We'll be honest. We don't remember Drum making this claim in the past. (That doesn't mean he didn't.) Plainly, though, he made the claim, loudly and plainly, in last Saturday's post.
Many commenters disagreed with his assessment. We find his assessment hard to agree with too.
In our view, the methodology Drum used to support his claim was badly flawed. This is what he did:
He looked at the way liberal and conservative attitudes have changed in recent decades with respect to a set of seven issues or questions. He found that liberal voters have moved "to the left" on those seven questions to a larger extent than conservative voters have moved "to the right."
We're not even saying that's false! But the seven questions Drum reviewed aren't necessarily the questions which have driven our elections or our ideological wars. Nor is either tribe necessarily "starting a war" just because it moves to the left or the right on some particular issue.
Here's the link to the earlier post where Drum displayed the data sets upon which he based his assessment. (Headline: "Here’s a partisan history of the culture wars since 2000.") As you can see, first up was the question of "immigration."
Immigration has played a major role in our culture war debates. But this is the polling question Drum chose to work from:
"Do immigrants strengthen our country because of their hard work and talents?"
He found that Republican opinion has largely stayed the same on this question over the past several decades. By way of contrast, Democratic voters have moved quite strongly in a positive direction, by some 35 points.
That said, our debates about immigration haven't concerned "immigration" per se. Our debates have involved illegal, undocumented or unauthorized immigration—a type of immigration where the tribal divide is so heated that we can't even agree on what we ought to call it.
(We also can't seem to agree on what to call the "Democrat Party." This clown show has persisted for decades, exclusively on the part of the right.)
All in all, we'd say the seven questions Drum reviewed have little to do with the actual topics around which our culture wars have revolved. Kevin's methodology struck us as weak, and the conclusion he drew seemed highly counterintuitive.
It's very much worth paying attention to the unhelpful ways we liberals do fuel these wars.

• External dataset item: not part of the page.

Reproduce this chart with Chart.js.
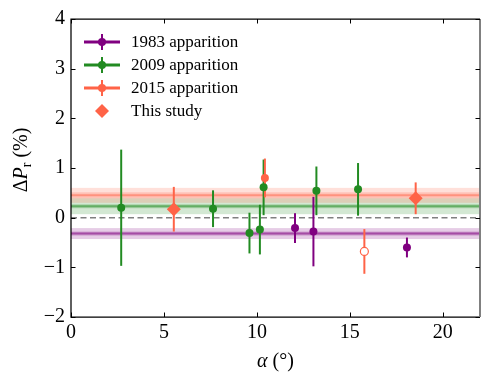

Also, to the way the major newspapers in Our Town have sometimes adopted the conservative line in these stupid debates.
For example, the 2000 election largely turned on a pledge by Candidate Bush—the pledge that he would "restore honor and integrity to the White House."
(Translation: No more oral sex! Also, no more lying about oral sex! No more lying in general, but mainly about oral sex!)
To help Bush push that pledge along, the New York Times and the Washington Post spent twenty months inventing crazy claims which they crazily claimed Candidate Gore had said. This was said to show that Gore "had a problem with the truth," much like his boss, Bill Clinton.
Go figure! The major newspapers in Our Town peddled this gong-show for years. In truth, it came from the Post and the Times more than it came from the RNC or the right.
The 2016 election turned on the same general "character" theme. In real time, Drum himself complained, at substantial length, about the way the New York Times kept pimping the various claims about Candidate Clinton's deeply troubling alleged misuse of her deeply troubling emails.
To an amazingly large extent, that's the topic the election turned on. It represented the final act in a 25-year culture war about alleged "character issues" involving Clinton, Clinton and Gore.
Commenters found Drum's assessment hard to believe. We had the same reaction.
Still, Our Town's unhelpful conduct in this area routinely makes matters worse. In the past few years, it has seemed to us that Our Town has been playing a larger and larger role in the promulgation of these unhelpful, possibly self-destructive wars.
("Defund the police" anybody? Has anybody ever come up with a murkier slogan, or one which was more unhelpful? Unfortunately, there's plenty more where that came from, a point we'll be chasing all week.)
It seems to us that Our Town has increasingly played an unintelligent, losing game in these culture wars. We're going to keep that thought in mind all through the course of this week.
We're hoping to switch ourselves over to Einstein. There aren't a whole lot of them here.